GIVEN INFORMATION:
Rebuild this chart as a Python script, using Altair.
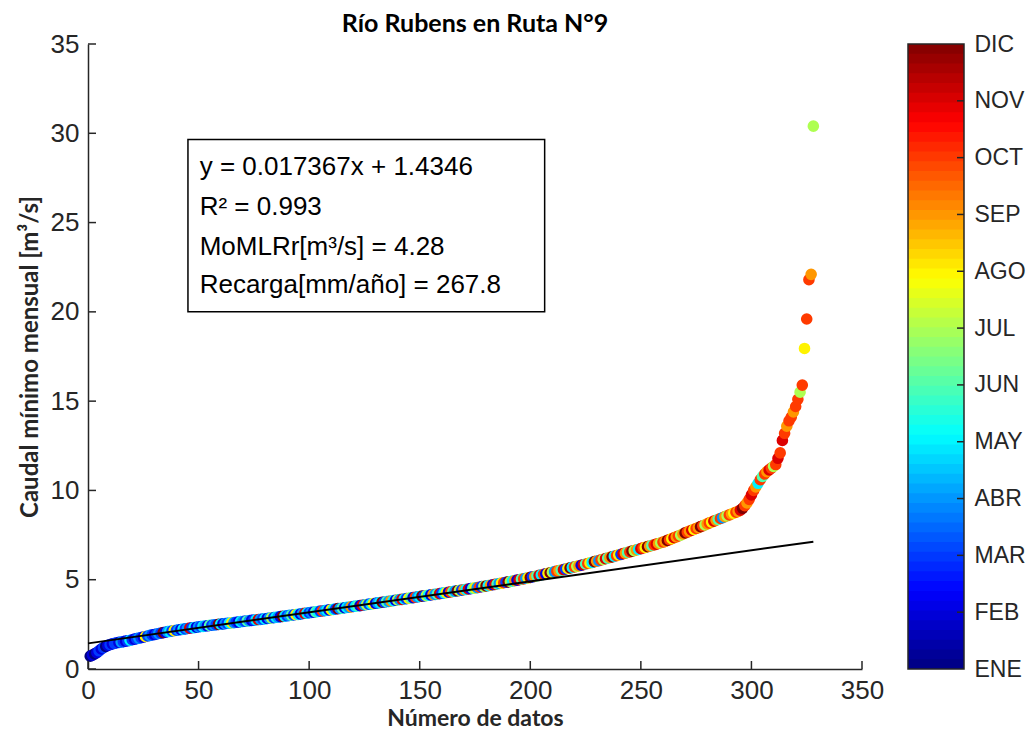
import json
import altair as alt
import pandas as pd

# ---------------- data ----------------
values = [
    0.72, 0.78, 0.85, 0.92, 1.02, 1.12, 1.20, 1.27, 1.32, 1.37,
    1.41, 1.44, 1.47, 1.49, 1.51, 1.53, 1.56, 1.58, 1.61, 1.64,
    1.67, 1.70, 1.73, 1.76, 1.79, 1.82, 1.85, 1.88, 1.91, 1.93,
    1.96, 1.99, 2.01, 2.04, 2.06, 2.09, 2.11, 2.13, 2.15, 2.17,
    2.19, 2.21, 2.23, 2.25, 2.27, 2.29, 2.31, 2.32, 2.34, 2.36,
    2.38, 2.39, 2.41, 2.42, 2.44, 2.45, 2.47, 2.48, 2.50, 2.51,
    2.53, 2.54, 2.56, 2.57, 2.59, 2.60, 2.62, 2.63, 2.65, 2.66,
    2.68, 2.69, 2.71, 2.72, 2.74, 2.75, 2.77, 2.78, 2.80, 2.81,
    2.83, 2.85, 2.86, 2.88, 2.90, 2.91, 2.93, 2.95, 2.96, 2.98,
    3.00, 3.01, 3.03, 3.05, 3.06, 3.08, 3.10, 3.12, 3.13, 3.15,
    3.17, 3.18, 3.20, 3.22, 3.24, 3.25, 3.27, 3.29, 3.31, 3.32,
    3.34, 3.36, 3.38, 3.39, 3.41, 3.43, 3.45, 3.46, 3.48, 3.50,
    3.52, 3.54, 3.55, 3.57, 3.59, 3.61, 3.63, 3.64, 3.66, 3.68,
    3.70, 3.72, 3.74, 3.75, 3.77, 3.79, 3.81, 3.83, 3.85, 3.87,
    3.89, 3.90, 3.92, 3.94, 3.96, 3.98, 4.00, 4.02, 4.04, 4.06,
    4.08, 4.09, 4.11, 4.13, 4.15, 4.17, 4.18, 4.20, 4.22, 4.24,
    4.26, 4.28, 4.30, 4.32, 4.34, 4.36, 4.38, 4.40, 4.42, 4.44,
    4.46, 4.48, 4.50, 4.52, 4.54, 4.56, 4.58, 4.61, 4.63, 4.65,
    4.67, 4.69, 4.72, 4.74, 4.76, 4.79, 4.81, 4.83, 4.86, 4.88,
    4.90, 4.93, 4.95, 4.98, 5.00, 5.03, 5.05, 5.08, 5.10, 5.13,
    5.16, 5.18, 5.21, 5.24, 5.27, 5.30, 5.33, 5.36, 5.39, 5.42,
    5.45, 5.48, 5.51, 5.54, 5.57, 5.60, 5.63, 5.66, 5.69, 5.72,
    5.75, 5.78, 5.81, 5.84, 5.88, 5.91, 5.94, 5.97, 6.01, 6.04,
    6.07, 6.11, 6.14, 6.18, 6.21, 6.25, 6.28, 6.32, 6.35, 6.39,
    6.42, 6.46, 6.49, 6.53, 6.56, 6.60, 6.63, 6.67, 6.70, 6.74,
    6.78, 6.81, 6.85, 6.88, 6.92, 6.95, 6.99, 7.03, 7.07, 7.11,
    7.15, 7.20, 7.25, 7.30, 7.35, 7.40, 7.45, 7.50, 7.56, 7.62,
    7.67, 7.72, 7.77, 7.82, 7.87, 7.92, 7.97, 8.02, 8.07, 8.13,
    8.18, 8.23, 8.28, 8.33, 8.38, 8.43, 8.48, 8.53, 8.58, 8.63,
    8.68, 8.73, 8.78, 8.83, 8.90, 9.00, 9.15, 9.30, 9.50, 9.75,
    10.00, 10.20, 10.40, 10.60, 10.78, 10.92, 11.05, 11.15, 11.25, 11.35,
    11.45, 11.80, 12.10, 12.80, 13.20, 13.60, 13.90, 14.10, 14.40, 14.70, 15.10,
    15.50, 15.90, 17.95, 19.60, 21.80, 22.10, 30.40,
]

months = [
    1, 2, 1, 2, 3, 2, 3, 1, 2, 3,
    2, 3, 3, 2, 4, 3, 2, 3, 5, 3,
    2, 3, 4, 3, 2, 8, 3, 4, 3, 2,
    3, 4, 3, 12, 2, 4, 5, 3, 8, 3,
    4, 2, 5, 3, 4, 11, 3, 5, 2, 4,
    3, 5, 4, 2, 6, 3, 4, 3, 12, 5,
    2, 4, 3, 5, 8, 4, 3, 2, 5, 4,
    3, 6, 4, 2, 3, 5, 11, 4, 3, 5,
    2, 4, 7, 3, 5, 4, 2, 12, 5, 3,
    4, 6, 3, 8, 5, 2, 4, 11, 5, 3,
    4, 2, 6, 5, 3, 10, 4, 5, 2, 8,
    5, 3, 12, 4, 6, 2, 5, 4, 9, 3,
    5, 6, 2, 11, 4, 7, 3, 5, 8, 2,
    4, 5, 12, 3, 6, 4, 9, 5, 2, 7,
    4, 11, 5, 3, 8, 6, 2, 10, 4, 5,
    12, 3, 7, 5, 2, 9, 4, 6, 11, 3,
    5, 8, 2, 10, 6, 4, 12, 7, 3, 9,
    5, 11, 2, 6, 8, 4, 10, 3, 7, 12,
    5, 9, 2, 11, 6, 4, 8, 10, 3, 12,
    7, 5, 9, 2, 11, 6, 10, 4, 8, 12,
    3, 9, 6, 11, 5, 10, 2, 8, 12, 7,
    4, 10, 9, 6, 11, 3, 8, 12, 5, 10,
    7, 9, 2, 11, 6, 10, 8, 5, 12, 9,
    4, 10, 7, 11, 6, 9, 12, 5, 10, 8,
    3, 11, 9, 6, 10, 12, 7, 9, 5, 11,
    10, 8, 12, 9, 6, 10, 11, 9, 7, 10,
    9, 12, 10, 8, 11, 9, 10, 7, 9, 12,
    10, 9, 11, 8, 10, 9, 12, 10, 7, 9,
    10, 8, 11, 9, 6, 10, 4, 9, 7, 10,
    9, 8, 10, 9, 11, 12, 10, 9, 10, 11,
    10, 9, 5, 10, 6, 10, 9, 11, 10, 7,
    10, 11, 10, 11, 10, 9, 10, 10, 9, 10, 10,
    7, 10, 8, 10, 10, 9, 7,
]

month_names = ["ENE", "FEB", "MAR", "ABR", "MAY", "JUN",
               "JUL", "AGO", "SEP", "OCT", "NOV", "DIC"]

slope = 0.017367
intercept = 1.4346
fit_x = [0, 328]

box_lines = ["y = 0.017367x + 1.4346", "R² = 0.993",
             "MoMLRr[m³/s] = 4.28", "Recarga[mm/año] = 267.8"]
box_line_y = [28.1, 25.9, 23.65, 21.5]

x_ticks = [0, 50, 100, 150, 200, 250, 300, 350]
y_ticks = [0, 5, 10, 15, 20, 25, 30, 35]

# ---------------- layout constants ----------------
W, H = 774, 625
CB_W = 56
AX = "#262626"
LABEL_FONT = "Liberation Sans"
TITLE_FONT = "Lato"
TICK_FS = 26
box_x0, box_x1, box_y0, box_y1 = 45.2, 206.5, 20.0, 29.65
text_x = 50.5

jet = alt.Scale(type="linear",
                domain=[1, 2.375, 5.125, 7.875, 10.625, 12],
                range=["#000080", "#0000ff", "#00ffff", "#ffff00", "#ff0000", "#800000"],
                interpolate="rgb")

xscale = alt.Scale(domain=[0, 350], nice=False, zero=False)
yscale = alt.Scale(domain=[0, 35], nice=False, zero=False)
xaxis = alt.Axis(values=x_ticks, ticks=False, grid=False, labelFlush=False,
                 labelOverlap=False, domainColor=AX, domainWidth=1.5,
                 labelPadding=8, titlePadding=4, title="Número de datos",
                 labelFont=LABEL_FONT, labelFontSize=TICK_FS, labelColor=AX,
                 titleFont=TITLE_FONT, titleFontSize=23, titleFontWeight="bold",
                 titleColor=AX)
yaxis = alt.Axis(values=y_ticks, ticks=False, grid=False, labelFlush=False,
                 labelOverlap=False, domainColor=AX, domainWidth=1.5,
                 labelPadding=9, titlePadding=8,
                 title="Caudal mínimo mensual [m³/s]",
                 labelFont=LABEL_FONT, labelFontSize=TICK_FS, labelColor=AX,
                 titleFont=TITLE_FONT, titleFontSize=24, titleFontWeight="bold",
                 titleColor=AX)


def X(field="n"):
    return alt.X(f"{field}:Q", scale=xscale, axis=xaxis)


def Y(field="q"):
    return alt.Y(f"{field}:Q", scale=yscale, axis=yaxis)


df = pd.DataFrame({"n": list(range(1, len(values) + 1)), "q": values, "mes": months})

points = alt.Chart(df).mark_circle(size=135, opacity=1).encode(
    x=X(), y=Y(),
    color=alt.Color("mes:Q", scale=jet, legend=None),
)

fit_df = pd.DataFrame({"n": fit_x, "q": [slope * v + intercept for v in fit_x]})
fit = alt.Chart(fit_df).mark_line(color="black", strokeWidth=2).encode(x=X(), y=Y())

yt_df = pd.DataFrame({"q": y_ticks})
yticks = alt.Chart(yt_df).mark_rule(color=AX, strokeWidth=1.5).encode(
    y=Y(), x=alt.value(0), x2=alt.value(8))
xt_df = pd.DataFrame({"n": x_ticks})
xticks = alt.Chart(xt_df).mark_rule(color=AX, strokeWidth=1.5).encode(
    x=X(), y=alt.value(H), y2=alt.value(H - 8))

box_df = pd.DataFrame({"n": [box_x0], "n2": [box_x1], "q": [box_y0], "q2": [box_y1]})
box = alt.Chart(box_df).mark_rect(fill="white", stroke="black", strokeWidth=1.5).encode(
    x=X(), x2="n2:Q", y=Y(), y2="q2:Q")

txt_df = pd.DataFrame({"n": [text_x] * len(box_lines), "q": box_line_y, "t": box_lines})
txt = alt.Chart(txt_df).mark_text(align="left", baseline="middle", font=LABEL_FONT,
                                  fontSize=26, color="black").encode(
    x=X(), y=Y(), text="t:N")

main = alt.layer(points, fit, yticks, xticks, box, txt).properties(
    width=W, height=H,
    title=alt.Title("Río Rubens en Ruta N°9", font=TITLE_FONT, fontSize=25,
                    fontWeight="bold", color="black", anchor="middle", offset=-6),
)

# ---------------- colour bar ----------------
nb = 64
step = 11 / nb
lo = [1 + step * i for i in range(nb)]
hi = [min(12, 1 + step * (i + 1) + 0.04) for i in range(nb)]
mid = [1 + step * (i + 0.5) for i in range(nb)]
cb_df = pd.DataFrame({"lo": lo, "hi": hi, "mid": mid})
cb_scale = alt.Scale(domain=[1, 12], nice=False, zero=False)
cb_axis = alt.Axis(orient="right", values=list(range(1, 13)), ticks=False, domain=False,
                   grid=False, title=None, labelPadding=10, labelFont=LABEL_FONT,
                   labelFontSize=23, labelColor=AX, labelFlush=False, labelOverlap=False,
                   labelExpr=json.dumps(month_names) + "[round(datum.value) - 1]")

bands = alt.Chart(cb_df).mark_rect().encode(
    y=alt.Y("lo:Q", scale=cb_scale, axis=cb_axis), y2="hi:Q",
    x=alt.value(0), x2=alt.value(CB_W),
    color=alt.Color("mid:Q", scale=jet, legend=None),
)
cbt_df = pd.DataFrame({"lo": list(range(2, 12))})
cb_ticks = alt.Chart(cbt_df).mark_rule(color=AX, strokeWidth=1.5).encode(
    y=alt.Y("lo:Q", scale=cb_scale, axis=cb_axis),
    x=alt.value(CB_W - 7), x2=alt.value(CB_W))
frame_df = pd.DataFrame({"lo": [1], "hi": [12]})
cb_frame = alt.Chart(frame_df).mark_rect(fill=None, stroke=AX, strokeWidth=1.5).encode(
    y=alt.Y("lo:Q", scale=cb_scale, axis=cb_axis), y2="hi:Q",
    x=alt.value(0), x2=alt.value(CB_W))

cbar = alt.layer(bands, cb_ticks, cb_frame).properties(width=CB_W, height=H)

chart = alt.hconcat(main, cbar, spacing=23).resolve_scale(color="independent").properties(
    padding={"left": 10, "top": 4, "right": 0, "bottom": 0},
    background="white",
).configure_view(stroke=None)

chart.save("out.html", embed_options={"renderer": "svg", "actions": False})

EXERCISE BRIEF: Restate exactly, please, only the lines between the start of the data and the line containing "import pandas as pd", both ends included, skipping the pictures.

COMPLETE OUTPUT:
Rebuild this chart as a Python script, using Altair.
import json
import altair as alt
import pandas as pd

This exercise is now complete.